• DATA BLOCK:

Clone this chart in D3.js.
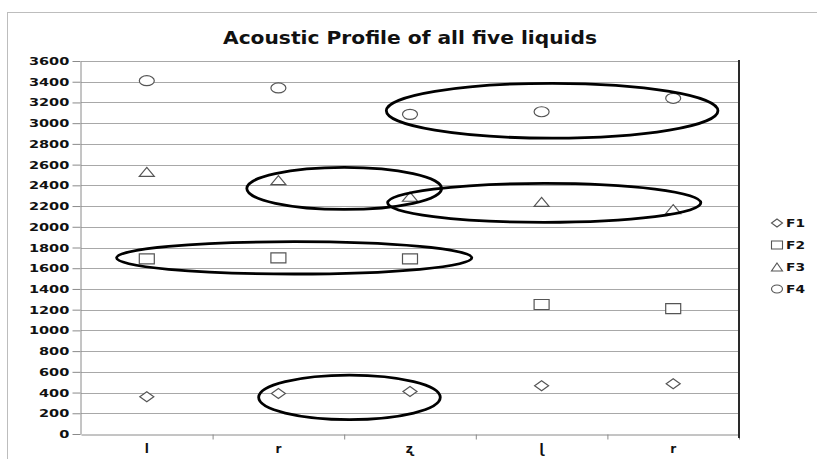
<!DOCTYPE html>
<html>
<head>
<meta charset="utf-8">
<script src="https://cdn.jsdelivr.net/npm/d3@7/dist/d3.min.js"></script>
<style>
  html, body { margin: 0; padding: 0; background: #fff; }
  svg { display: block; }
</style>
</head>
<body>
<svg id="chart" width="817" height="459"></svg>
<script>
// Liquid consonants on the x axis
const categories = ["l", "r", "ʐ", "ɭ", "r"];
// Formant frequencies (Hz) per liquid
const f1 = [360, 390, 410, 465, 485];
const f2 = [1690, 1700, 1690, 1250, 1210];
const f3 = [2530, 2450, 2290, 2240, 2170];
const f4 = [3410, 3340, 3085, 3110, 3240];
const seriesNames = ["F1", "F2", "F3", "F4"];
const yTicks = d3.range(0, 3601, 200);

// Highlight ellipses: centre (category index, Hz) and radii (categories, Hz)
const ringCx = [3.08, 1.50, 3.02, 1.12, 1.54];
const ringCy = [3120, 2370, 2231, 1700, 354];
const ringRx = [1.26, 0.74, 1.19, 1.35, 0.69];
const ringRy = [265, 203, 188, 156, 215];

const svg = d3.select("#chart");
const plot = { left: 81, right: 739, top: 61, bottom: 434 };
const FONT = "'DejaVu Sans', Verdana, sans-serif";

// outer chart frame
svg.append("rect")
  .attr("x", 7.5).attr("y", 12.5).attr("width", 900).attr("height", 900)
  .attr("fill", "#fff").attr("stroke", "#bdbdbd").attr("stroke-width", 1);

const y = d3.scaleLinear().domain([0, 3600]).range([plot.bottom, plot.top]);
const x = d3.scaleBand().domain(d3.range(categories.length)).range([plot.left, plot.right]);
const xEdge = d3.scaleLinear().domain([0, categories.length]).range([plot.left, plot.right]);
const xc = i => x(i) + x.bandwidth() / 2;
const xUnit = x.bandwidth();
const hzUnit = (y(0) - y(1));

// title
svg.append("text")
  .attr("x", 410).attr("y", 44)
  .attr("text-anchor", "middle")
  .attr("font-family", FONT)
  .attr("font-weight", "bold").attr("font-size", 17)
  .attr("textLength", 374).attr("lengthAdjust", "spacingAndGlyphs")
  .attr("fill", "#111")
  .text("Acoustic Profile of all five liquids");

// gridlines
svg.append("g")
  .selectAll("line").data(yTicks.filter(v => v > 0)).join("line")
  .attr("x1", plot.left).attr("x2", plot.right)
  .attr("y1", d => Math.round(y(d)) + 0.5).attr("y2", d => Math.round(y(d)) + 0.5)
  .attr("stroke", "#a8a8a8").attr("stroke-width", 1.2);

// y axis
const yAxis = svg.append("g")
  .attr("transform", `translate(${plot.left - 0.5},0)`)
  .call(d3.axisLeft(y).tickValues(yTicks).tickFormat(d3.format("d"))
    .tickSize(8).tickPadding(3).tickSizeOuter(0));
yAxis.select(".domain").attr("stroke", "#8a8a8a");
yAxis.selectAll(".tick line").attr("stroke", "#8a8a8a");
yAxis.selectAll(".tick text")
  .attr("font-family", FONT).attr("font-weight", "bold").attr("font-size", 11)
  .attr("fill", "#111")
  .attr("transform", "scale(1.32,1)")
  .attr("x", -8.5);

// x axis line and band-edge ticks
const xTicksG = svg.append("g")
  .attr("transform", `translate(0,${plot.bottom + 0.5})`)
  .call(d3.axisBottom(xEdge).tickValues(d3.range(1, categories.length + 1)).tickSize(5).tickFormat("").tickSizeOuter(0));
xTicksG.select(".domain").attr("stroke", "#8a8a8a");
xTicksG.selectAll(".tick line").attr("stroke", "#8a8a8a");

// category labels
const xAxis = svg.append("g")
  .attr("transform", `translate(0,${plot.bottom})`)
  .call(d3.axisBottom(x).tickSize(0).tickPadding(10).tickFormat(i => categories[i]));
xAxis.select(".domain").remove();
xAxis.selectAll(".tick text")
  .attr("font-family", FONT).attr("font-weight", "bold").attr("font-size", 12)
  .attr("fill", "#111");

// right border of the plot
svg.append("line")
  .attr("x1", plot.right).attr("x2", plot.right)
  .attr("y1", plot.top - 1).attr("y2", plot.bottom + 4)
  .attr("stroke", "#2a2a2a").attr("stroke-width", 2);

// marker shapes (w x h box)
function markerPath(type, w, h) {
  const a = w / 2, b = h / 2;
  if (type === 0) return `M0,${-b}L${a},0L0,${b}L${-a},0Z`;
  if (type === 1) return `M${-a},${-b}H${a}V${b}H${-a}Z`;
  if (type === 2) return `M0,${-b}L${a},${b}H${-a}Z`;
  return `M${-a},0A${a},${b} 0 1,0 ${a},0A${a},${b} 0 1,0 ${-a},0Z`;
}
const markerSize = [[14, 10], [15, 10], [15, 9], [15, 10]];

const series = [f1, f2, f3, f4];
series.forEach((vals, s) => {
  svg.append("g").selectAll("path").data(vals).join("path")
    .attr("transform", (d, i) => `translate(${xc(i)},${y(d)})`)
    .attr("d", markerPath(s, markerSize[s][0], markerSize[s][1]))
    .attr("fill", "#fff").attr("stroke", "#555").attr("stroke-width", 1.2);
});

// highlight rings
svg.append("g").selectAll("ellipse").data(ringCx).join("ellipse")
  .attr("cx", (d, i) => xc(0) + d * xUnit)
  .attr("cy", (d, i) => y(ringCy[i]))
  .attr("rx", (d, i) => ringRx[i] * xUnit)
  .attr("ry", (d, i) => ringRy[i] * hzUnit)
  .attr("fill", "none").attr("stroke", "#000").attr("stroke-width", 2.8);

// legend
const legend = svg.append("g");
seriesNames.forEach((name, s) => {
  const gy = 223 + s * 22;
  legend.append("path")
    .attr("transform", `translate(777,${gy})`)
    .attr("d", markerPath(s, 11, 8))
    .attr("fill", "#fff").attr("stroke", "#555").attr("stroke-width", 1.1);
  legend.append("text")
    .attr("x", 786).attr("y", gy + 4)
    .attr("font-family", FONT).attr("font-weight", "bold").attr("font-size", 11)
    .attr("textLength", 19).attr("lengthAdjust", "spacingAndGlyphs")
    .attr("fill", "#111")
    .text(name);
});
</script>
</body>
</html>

• SHORT EXERCISE: Identify the lines that contain the string "chart", and copy every one of them.

• REPLY:
Clone this chart in D3.js.
<svg id="chart" width="817" height="459"></svg>
const svg = d3.select("#chart");
// outer chart frame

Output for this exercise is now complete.